[Items listed in a dataset]
— START —
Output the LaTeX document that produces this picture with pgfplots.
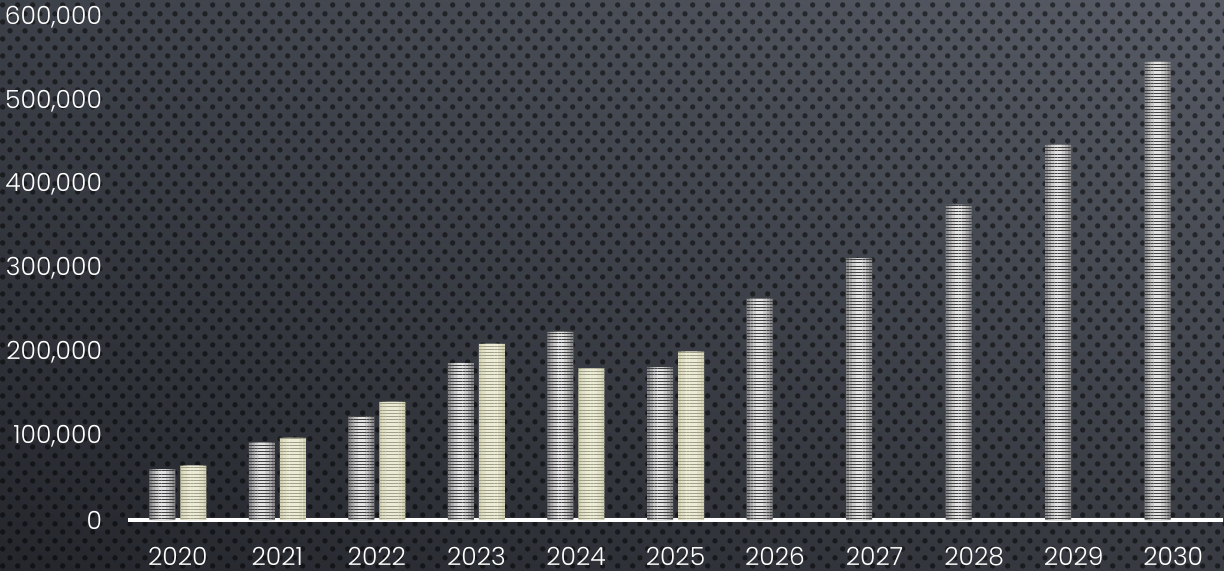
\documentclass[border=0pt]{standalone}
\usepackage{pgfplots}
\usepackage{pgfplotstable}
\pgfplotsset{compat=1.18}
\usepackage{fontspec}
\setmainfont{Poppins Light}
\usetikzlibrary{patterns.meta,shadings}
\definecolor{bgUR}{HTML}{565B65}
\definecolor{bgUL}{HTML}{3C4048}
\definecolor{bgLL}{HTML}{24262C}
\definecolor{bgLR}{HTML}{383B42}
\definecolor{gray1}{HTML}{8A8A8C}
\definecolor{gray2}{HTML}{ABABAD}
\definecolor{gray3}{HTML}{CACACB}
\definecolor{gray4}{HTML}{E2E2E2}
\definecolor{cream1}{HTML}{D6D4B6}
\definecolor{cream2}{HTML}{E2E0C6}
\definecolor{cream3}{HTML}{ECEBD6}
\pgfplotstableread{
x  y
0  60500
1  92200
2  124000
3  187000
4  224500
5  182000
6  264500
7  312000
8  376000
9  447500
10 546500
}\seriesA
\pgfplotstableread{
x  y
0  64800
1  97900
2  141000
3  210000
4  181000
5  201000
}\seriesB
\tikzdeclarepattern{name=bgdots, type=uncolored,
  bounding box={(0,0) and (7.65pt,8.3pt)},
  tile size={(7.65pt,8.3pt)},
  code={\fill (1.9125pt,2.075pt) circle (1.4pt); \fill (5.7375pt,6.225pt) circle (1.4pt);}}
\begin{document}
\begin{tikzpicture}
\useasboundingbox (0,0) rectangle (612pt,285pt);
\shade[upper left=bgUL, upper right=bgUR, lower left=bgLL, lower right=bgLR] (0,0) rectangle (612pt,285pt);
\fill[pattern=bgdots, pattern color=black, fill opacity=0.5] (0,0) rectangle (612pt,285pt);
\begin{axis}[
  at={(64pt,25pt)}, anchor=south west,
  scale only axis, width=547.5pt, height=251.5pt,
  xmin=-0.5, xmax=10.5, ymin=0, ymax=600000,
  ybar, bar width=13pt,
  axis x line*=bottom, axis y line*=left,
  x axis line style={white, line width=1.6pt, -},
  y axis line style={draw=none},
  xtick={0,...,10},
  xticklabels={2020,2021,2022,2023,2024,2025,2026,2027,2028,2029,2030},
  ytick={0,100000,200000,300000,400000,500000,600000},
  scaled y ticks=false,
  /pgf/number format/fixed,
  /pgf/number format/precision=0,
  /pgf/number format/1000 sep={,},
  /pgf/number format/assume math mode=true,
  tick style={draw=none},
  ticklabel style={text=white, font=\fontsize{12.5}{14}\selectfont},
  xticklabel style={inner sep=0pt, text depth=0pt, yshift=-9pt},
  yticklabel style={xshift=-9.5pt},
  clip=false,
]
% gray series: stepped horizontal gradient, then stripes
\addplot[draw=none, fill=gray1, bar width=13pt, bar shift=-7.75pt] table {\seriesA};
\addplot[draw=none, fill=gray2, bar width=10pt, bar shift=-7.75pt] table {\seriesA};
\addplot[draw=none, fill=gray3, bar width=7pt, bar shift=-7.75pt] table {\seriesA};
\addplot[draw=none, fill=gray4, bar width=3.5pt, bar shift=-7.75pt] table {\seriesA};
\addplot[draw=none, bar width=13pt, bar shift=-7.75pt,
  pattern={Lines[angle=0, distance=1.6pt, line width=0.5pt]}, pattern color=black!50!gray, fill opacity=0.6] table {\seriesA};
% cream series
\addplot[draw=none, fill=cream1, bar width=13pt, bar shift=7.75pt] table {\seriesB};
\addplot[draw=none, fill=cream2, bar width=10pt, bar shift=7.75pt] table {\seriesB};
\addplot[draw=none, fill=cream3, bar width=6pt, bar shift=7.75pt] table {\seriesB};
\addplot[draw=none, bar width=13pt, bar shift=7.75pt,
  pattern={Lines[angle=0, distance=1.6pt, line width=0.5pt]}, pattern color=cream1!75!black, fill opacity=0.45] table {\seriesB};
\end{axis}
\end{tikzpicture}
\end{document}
— END —
— START —
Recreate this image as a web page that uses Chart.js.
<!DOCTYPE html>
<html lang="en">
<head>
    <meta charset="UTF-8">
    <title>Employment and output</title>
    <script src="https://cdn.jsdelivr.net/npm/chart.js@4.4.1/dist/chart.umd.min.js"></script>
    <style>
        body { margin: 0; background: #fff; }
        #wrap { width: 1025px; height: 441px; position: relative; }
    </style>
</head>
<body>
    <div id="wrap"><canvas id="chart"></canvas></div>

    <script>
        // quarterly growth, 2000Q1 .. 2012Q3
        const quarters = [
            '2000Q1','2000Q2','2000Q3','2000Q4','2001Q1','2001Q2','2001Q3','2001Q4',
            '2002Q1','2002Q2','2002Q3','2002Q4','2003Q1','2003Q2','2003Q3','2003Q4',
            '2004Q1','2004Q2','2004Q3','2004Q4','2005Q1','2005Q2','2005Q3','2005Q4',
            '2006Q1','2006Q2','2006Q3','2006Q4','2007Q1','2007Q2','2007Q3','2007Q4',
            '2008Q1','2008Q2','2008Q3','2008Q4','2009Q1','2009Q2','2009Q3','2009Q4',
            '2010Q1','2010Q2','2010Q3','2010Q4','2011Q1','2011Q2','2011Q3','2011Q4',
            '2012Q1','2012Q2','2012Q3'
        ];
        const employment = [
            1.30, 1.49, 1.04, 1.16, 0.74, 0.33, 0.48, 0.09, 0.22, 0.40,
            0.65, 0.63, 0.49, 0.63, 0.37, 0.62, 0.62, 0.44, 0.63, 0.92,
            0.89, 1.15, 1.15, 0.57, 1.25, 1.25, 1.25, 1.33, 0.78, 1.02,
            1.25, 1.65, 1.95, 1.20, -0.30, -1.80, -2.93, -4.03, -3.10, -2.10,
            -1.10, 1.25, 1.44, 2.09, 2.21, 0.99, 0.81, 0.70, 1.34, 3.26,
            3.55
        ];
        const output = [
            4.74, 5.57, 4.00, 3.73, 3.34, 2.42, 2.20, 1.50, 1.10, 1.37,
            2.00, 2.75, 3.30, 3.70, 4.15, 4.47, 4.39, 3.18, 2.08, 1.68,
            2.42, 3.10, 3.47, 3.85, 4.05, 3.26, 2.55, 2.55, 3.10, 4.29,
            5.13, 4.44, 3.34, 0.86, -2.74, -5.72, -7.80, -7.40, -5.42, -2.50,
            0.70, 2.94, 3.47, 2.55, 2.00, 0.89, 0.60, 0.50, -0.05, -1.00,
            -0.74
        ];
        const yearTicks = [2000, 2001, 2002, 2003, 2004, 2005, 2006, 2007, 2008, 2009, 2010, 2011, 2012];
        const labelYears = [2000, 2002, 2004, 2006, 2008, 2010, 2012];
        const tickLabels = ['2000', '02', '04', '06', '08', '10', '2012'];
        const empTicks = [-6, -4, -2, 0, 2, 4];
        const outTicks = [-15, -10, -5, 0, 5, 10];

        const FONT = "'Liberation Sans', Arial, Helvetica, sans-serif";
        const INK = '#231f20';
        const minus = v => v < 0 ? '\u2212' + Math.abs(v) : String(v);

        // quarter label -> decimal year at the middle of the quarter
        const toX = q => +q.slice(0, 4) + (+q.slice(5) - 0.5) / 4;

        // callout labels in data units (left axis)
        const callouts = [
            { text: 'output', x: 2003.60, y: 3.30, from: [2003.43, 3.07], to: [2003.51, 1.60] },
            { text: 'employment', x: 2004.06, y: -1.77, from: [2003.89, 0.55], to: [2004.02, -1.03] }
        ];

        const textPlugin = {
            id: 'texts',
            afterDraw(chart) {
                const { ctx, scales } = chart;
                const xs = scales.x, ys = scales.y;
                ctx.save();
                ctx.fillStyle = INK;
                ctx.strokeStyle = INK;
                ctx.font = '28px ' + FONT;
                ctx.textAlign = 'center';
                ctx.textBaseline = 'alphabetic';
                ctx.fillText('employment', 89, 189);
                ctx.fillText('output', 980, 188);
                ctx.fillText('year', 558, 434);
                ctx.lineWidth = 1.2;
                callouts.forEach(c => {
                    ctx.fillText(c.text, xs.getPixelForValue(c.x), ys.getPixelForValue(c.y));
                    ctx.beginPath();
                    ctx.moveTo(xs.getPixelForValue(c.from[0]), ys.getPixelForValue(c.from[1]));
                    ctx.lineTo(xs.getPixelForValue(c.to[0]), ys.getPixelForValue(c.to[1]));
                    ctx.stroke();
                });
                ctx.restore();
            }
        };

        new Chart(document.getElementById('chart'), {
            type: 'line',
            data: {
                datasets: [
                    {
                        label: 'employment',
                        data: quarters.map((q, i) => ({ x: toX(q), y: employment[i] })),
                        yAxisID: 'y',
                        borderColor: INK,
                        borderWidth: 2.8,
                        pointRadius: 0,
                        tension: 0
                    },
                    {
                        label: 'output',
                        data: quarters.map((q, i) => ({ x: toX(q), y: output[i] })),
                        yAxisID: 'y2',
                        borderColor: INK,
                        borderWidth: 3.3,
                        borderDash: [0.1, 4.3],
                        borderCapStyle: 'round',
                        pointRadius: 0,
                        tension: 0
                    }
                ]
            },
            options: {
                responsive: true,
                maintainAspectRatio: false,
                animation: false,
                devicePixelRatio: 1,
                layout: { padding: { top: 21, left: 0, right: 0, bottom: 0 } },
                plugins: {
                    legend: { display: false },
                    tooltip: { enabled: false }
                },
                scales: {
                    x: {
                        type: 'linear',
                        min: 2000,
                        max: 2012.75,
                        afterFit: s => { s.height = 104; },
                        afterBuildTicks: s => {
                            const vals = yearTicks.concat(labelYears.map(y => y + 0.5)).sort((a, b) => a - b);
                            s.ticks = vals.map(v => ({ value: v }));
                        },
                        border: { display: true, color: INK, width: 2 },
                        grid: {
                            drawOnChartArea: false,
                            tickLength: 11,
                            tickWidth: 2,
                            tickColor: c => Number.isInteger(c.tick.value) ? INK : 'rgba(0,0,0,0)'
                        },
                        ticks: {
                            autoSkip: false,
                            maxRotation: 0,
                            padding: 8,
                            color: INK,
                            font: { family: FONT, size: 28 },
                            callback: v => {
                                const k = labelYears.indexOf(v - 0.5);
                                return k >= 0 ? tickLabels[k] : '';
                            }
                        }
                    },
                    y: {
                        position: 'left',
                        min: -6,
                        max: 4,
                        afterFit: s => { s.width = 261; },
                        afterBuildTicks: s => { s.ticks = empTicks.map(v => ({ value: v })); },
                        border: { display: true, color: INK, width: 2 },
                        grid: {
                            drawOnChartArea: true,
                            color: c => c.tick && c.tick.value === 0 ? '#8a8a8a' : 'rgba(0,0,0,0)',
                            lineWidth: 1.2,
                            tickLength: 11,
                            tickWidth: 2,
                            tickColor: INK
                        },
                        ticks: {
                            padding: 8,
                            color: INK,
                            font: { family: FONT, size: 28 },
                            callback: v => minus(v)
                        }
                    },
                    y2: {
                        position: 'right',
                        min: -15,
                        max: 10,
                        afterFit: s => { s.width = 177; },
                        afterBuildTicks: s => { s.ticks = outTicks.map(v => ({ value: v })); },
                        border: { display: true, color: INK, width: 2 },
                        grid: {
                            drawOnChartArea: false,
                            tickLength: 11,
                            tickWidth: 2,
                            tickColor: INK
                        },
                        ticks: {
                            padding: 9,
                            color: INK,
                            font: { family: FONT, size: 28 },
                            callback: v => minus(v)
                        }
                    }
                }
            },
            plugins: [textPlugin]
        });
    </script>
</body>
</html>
— END —
Pull out all lines from the listing that contain the string "this".

Output the LaTeX document that produces this picture with pgfplots.
Recreate this image as a web page that uses Chart.js.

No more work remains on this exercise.